Specifically, recent research particularly emphasises the importance of psychological connection in giving us a sense of belonging, a sense of control over our world, and in providing meaning for our lives. Being able to identify with, and feel part of, the groups to which we belong – whether they be our friendship groups, work groups, our families, or our local communities – is especially vital to avoiding loneliness and isolation. We also need to foster a certain level of compatibility between the different groups we are part of, in terms of the norms and values of those groups, to really overcome our sense of loneliness or isolation. Each of these things can be achieved by identifying our currently existing social connections, and trying to enhance them with more active participation and effort, as well as by identifying new opportunities for joining groups, and taking hold of those opportunities when they present themselves. We can also look to pinpoint those groups or connections that do not provide a psychological sense of belonging, and try to make them less central to our daily lives.

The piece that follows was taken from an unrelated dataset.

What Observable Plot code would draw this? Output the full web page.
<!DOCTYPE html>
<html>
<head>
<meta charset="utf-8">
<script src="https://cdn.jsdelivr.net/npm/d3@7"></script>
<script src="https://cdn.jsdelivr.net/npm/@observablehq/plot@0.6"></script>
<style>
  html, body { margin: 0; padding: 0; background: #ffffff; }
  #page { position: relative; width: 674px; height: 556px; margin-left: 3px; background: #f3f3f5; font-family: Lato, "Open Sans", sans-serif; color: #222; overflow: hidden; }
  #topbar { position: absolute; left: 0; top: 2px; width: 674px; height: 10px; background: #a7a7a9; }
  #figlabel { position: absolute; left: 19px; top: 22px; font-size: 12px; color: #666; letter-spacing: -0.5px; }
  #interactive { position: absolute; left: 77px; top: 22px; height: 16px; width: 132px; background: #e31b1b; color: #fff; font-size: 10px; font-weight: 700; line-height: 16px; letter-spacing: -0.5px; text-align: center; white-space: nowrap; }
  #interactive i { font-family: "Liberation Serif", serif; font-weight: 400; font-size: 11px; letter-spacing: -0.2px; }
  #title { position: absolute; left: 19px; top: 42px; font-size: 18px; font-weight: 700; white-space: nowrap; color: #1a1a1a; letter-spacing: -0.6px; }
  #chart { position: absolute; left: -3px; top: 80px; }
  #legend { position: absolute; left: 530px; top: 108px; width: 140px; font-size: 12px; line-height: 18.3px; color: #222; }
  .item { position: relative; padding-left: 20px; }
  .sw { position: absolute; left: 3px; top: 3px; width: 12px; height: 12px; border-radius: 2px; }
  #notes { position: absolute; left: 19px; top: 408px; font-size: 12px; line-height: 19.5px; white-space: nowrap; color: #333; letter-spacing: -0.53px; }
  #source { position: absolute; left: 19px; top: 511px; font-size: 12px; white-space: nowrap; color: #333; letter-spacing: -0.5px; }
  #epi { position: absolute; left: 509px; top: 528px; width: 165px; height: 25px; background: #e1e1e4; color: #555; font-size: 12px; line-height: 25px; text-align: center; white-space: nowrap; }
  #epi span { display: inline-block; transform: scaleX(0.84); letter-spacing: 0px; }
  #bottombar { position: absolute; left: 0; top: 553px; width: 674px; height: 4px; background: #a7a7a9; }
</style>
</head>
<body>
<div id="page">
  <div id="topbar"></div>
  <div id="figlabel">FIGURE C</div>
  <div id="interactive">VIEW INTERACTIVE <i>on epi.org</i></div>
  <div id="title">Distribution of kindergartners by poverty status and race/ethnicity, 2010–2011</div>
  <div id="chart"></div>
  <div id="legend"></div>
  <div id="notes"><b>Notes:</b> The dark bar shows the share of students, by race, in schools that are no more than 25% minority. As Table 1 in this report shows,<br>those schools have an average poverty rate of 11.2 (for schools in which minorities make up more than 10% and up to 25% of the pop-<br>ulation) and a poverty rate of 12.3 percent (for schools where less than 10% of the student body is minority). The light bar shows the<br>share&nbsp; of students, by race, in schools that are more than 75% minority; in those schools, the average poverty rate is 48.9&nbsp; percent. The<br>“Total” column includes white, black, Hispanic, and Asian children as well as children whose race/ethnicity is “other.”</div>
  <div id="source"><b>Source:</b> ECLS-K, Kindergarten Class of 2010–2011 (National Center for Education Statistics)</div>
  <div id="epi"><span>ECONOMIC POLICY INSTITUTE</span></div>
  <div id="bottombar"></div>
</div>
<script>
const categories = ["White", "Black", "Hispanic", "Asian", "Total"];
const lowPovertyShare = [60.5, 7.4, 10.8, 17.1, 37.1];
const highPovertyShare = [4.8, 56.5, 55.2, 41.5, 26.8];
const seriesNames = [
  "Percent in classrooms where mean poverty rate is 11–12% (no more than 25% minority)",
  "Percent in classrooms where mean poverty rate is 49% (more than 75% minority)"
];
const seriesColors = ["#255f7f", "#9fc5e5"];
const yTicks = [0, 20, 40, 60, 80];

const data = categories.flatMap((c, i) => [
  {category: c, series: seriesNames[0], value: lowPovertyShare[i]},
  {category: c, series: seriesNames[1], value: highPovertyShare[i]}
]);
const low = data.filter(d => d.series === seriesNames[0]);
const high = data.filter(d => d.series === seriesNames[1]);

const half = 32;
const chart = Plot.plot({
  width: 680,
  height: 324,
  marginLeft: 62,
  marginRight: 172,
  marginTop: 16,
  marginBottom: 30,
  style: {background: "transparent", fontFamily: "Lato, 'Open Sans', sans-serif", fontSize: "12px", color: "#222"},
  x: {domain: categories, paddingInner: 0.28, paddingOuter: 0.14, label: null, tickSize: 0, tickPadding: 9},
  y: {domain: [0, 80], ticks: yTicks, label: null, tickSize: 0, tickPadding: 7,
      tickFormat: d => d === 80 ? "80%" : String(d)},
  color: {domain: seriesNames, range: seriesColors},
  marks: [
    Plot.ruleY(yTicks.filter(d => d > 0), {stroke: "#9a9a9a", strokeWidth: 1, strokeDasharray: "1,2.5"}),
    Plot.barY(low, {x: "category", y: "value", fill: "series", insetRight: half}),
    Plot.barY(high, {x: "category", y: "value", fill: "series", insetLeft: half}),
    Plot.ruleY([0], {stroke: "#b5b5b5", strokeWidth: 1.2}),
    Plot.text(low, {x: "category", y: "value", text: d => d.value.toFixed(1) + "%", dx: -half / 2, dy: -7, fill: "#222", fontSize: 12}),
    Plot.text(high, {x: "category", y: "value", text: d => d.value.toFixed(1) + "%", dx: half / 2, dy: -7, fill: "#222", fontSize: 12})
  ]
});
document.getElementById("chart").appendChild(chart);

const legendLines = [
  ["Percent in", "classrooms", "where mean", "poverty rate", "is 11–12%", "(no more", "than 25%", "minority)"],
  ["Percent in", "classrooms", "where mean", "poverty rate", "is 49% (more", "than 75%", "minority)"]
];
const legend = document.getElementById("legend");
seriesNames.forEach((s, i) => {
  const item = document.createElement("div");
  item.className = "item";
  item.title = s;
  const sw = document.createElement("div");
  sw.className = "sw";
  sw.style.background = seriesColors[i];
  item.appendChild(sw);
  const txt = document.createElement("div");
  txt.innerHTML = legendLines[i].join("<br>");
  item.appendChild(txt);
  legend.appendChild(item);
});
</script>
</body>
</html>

Loneliness can be debilitating, and many of the social structural factors that bring it about can be difficult to change, but there are ways to decrease our sense of isolation, which can have extremely beneficial effects for our physical and mental well-being. Work in each of the areas identified above, for example, can be done collaboratively with a therapist, where tailored solutions can be generated to reduce one’s experience of loneliness.

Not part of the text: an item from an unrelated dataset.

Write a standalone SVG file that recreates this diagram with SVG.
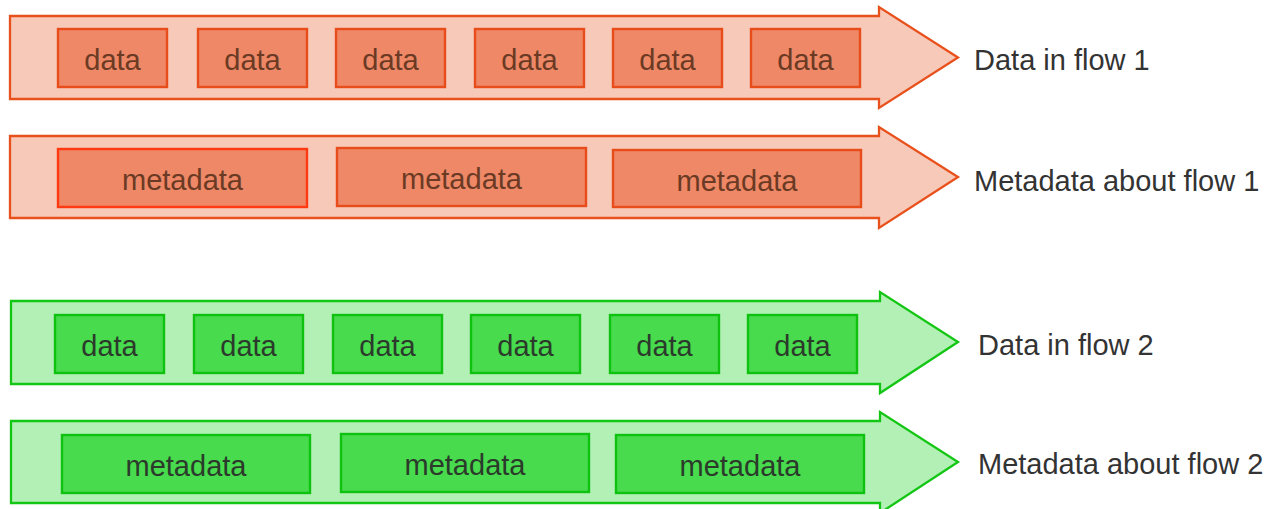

A few key take-home points:

  • Loneliness and a sense of isolation is common in the modern world
  • While personality characteristics can play a part, loneliness also comes about through social structural factors, through no fault of the individual person
  • Being connected is much more than being surrounded by people; the sense of psychological connection is key
  • Feeling part of the groups we belong to is very important to our mental well-being, as is compatibility between those groups
  • The social structural factors that bring about loneliness can be difficult to change, but there are ways to decrease our sense of isolation. Clarifying the difficulties in one’s personal circumstance and developing skills and strategies to overcome them in a therapeutic setting, for example, is one way in which we can start to make positive changes in overcoming loneliness.

References

Haslam, C., Jetten, J., Cruwys, T., Dingle, G., & Haslam, S. A. (2018). The new psychology of health: Unlocking the social cure. Routledge.

Killeen, C. (1998). Loneliness: an epidemic in modern society. Journal of advanced nursing, 28(4), 762-770.

Laursen, B., & Hartl, A. C. (2013). Understanding loneliness during adolescence: Developmental changes that increase the risk of perceived social isolation. Journal of Adolescence, 36(6), 1261-1268.

Stivers, R. (2004). Shades of loneliness: Pathologies of a technological society. Rowman & Littlefield Publishers.